I spend a lot of time in my apartment. It faces south—filled with warm light in winter, when the sun is low, and bright but comfortable in the heat of summer.
My cat and my plants enjoy the sun as much as I do.
I use the second bedroom as my studio. Because I rent and don’t own my place, I have to be very careful about paint casualties.
I have since moved my flute-practicing zone to another place in my apartment as I added a large easel/storage piece of furniture to this room, which is now solely devoted to painting. On the window sill are amaryllis I nurture in the summer to obtain their voluptuous flowers yearly. Beyond, you can see the university buildings.
Out the southwestern window is a view over the neighbourhood homes. Not being a native Provençale painter, I have difficulty drawing the overlapping tuiles, and used this view as practice.
I attempted to capture the Magritte-like mood of a winter night back there.
I love my balcony. It is too narrow to accommodate me comfortably (plus there’s a hotel opposite—I can and do spy on the guests all the time, but it’s not a very attractive view) but it functions as a space for plants. Summers here are brutally dry and hot, so it’s difficult to find species that don’t suffer, but in the other months, it is provides a mini eco system I delight in.
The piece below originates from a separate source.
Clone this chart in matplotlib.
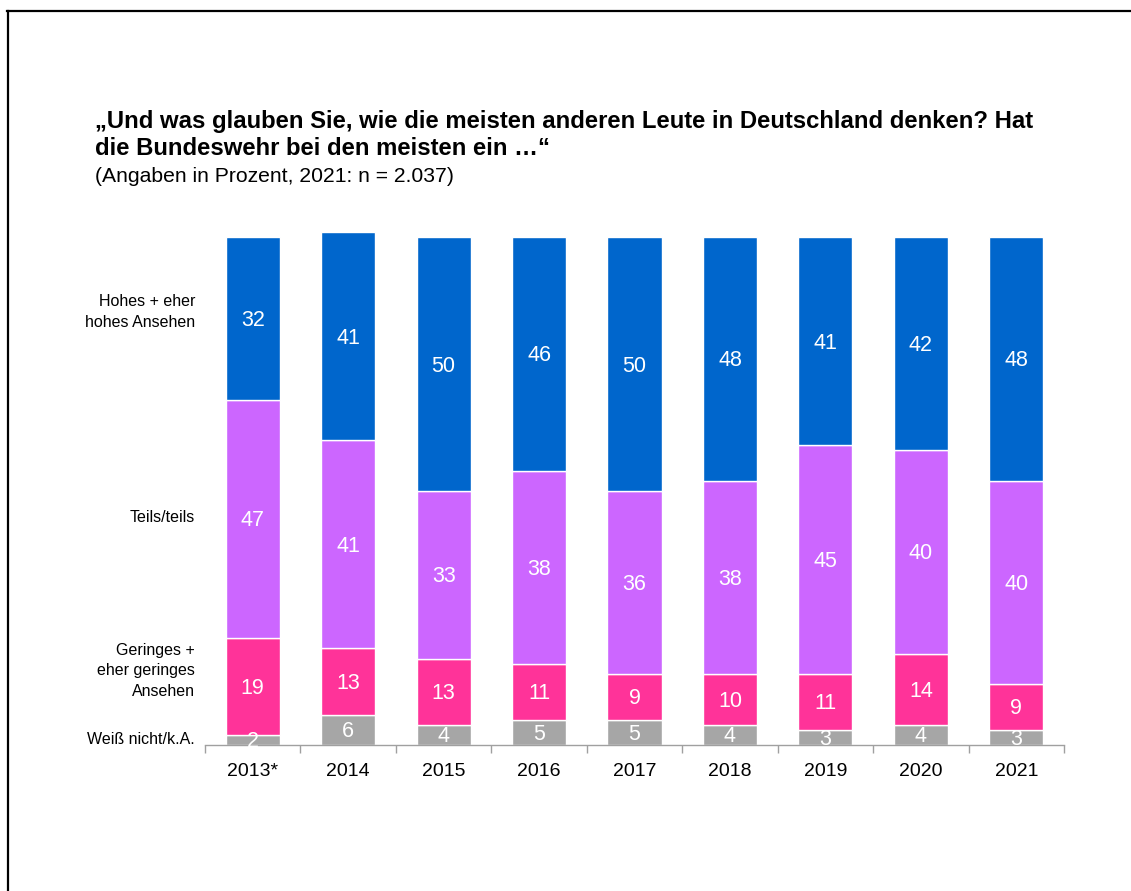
import matplotlib
matplotlib.use("Agg")
import matplotlib.pyplot as plt
from matplotlib.lines import Line2D
import matplotlib.transforms as mtransforms
import numpy as np

plt.rcParams['font.family'] = ['Liberation Sans', 'DejaVu Sans']

years = ["2013*", "2014", "2015", "2016", "2017", "2018", "2019", "2020", "2021"]
weiss_nicht = [2, 6, 4, 5, 5, 4, 3, 4, 3]
geringes = [19, 13, 13, 11, 9, 10, 11, 14, 9]
teils = [47, 41, 33, 38, 36, 38, 45, 40, 40]
hohes = [32, 41, 50, 46, 50, 48, 41, 42, 48]

series = [weiss_nicht, geringes, teils, hohes]
colors = ["#A6A6A6", "#FF3399", "#CC66FF", "#0066CC"]
series_labels = ["Weiß nicht/k.A.", "Geringes +\neher geringes\nAnsehen", "Teils/teils",
                 "Hohes + eher\nhohes Ansehen"]

W, H = 1131, 891
fig = plt.figure(figsize=(W / 100, H / 100), dpi=100)
ax = fig.add_axes([205 / W, (H - 745) / H, 859 / W, 508 / H])

label_tr = ax.transData + mtransforms.ScaledTranslation(0, -2 / 100, fig.dpi_scale_trans)

x = np.arange(len(years))
bottom = np.zeros(len(years))
for vals, col in zip(series, colors):
    v = np.array(vals, dtype=float)
    ax.bar(x, v, bottom=bottom, width=0.566, color=col, edgecolor="white",
           linewidth=1.0, clip_on=False, zorder=2)
    for xi, b, val in zip(x, bottom, v):
        ax.text(xi, b + val / 2, f"{int(val)}", ha="center", va="center",
                color="white", fontsize=15.5, zorder=3, transform=label_tr)
    bottom += v

ax.set_xlim(-0.5, len(years) - 0.5)
ax.set_ylim(0, 100)
for s in ["top", "right", "left"]:
    ax.spines[s].set_visible(False)
ax.spines["bottom"].set_color("#A0A0A0")
ax.spines["bottom"].set_linewidth(1.0)
ax.set_yticks([])
ax.set_xticks(x)
ax.set_xticklabels(years, fontsize=14)
ax.tick_params(axis="x", which="major", length=0, pad=13)
ax.set_xticks(np.arange(-0.5, len(years)), minor=True)
ax.tick_params(axis="x", which="minor", length=6, color="#A0A0A0", width=1.0, direction="out")

# left category labels
label_y = [739, 671, 518, 312]
for lbl, yy in zip(series_labels, label_y):
    fig.text(195 / W, 1 - yy / H, lbl, ha="right", va="center", fontsize=11.5,
             linespacing=1.45)

# title
fig.text(95 / W, 1 - 135 / H,
         "„Und was glauben Sie, wie die meisten anderen Leute in Deutschland denken? Hat\n"
         "die Bundeswehr bei den meisten ein …“",
         ha="left", va="center", fontsize=17.2, fontweight="bold", linespacing=1.2)
fig.text(95 / W, 1 - 176 / H, "(Angaben in Prozent, 2021: n = 2.037)",
         ha="left", va="center", fontsize=15.2)

# frame lines (left and top)
fig.add_artist(Line2D([7.5 / W, 7.5 / W], [0, 1 - 11 / H], color="black", linewidth=1.6,
                      transform=fig.transFigure))
fig.add_artist(Line2D([7 / W, 1], [1 - 11 / H, 1 - 11 / H], color="black", linewidth=1.6,
                      transform=fig.transFigure))

fig.savefig("out.png", dpi=100)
Recently, I rescued and then lost, a desperate grasshopper (I thought of Aesop’s fable of the grasshopper & the ant) trying to survive the winter:
I was really heartbroken, and mad at myself for trying to mess with nature (he/she probably would have survived fine under the flower pot it had crawled under initially).
I interfere (I hope in a positive way) with the unfolding of Nature’s design through my feeding of the chickadee-like (they’re in the same family) mésanges, who come to the balcony, especially early morning and late afternoon) eager for the sunflower seeds out there:
These scenes from my peaceful life are what keep me happy.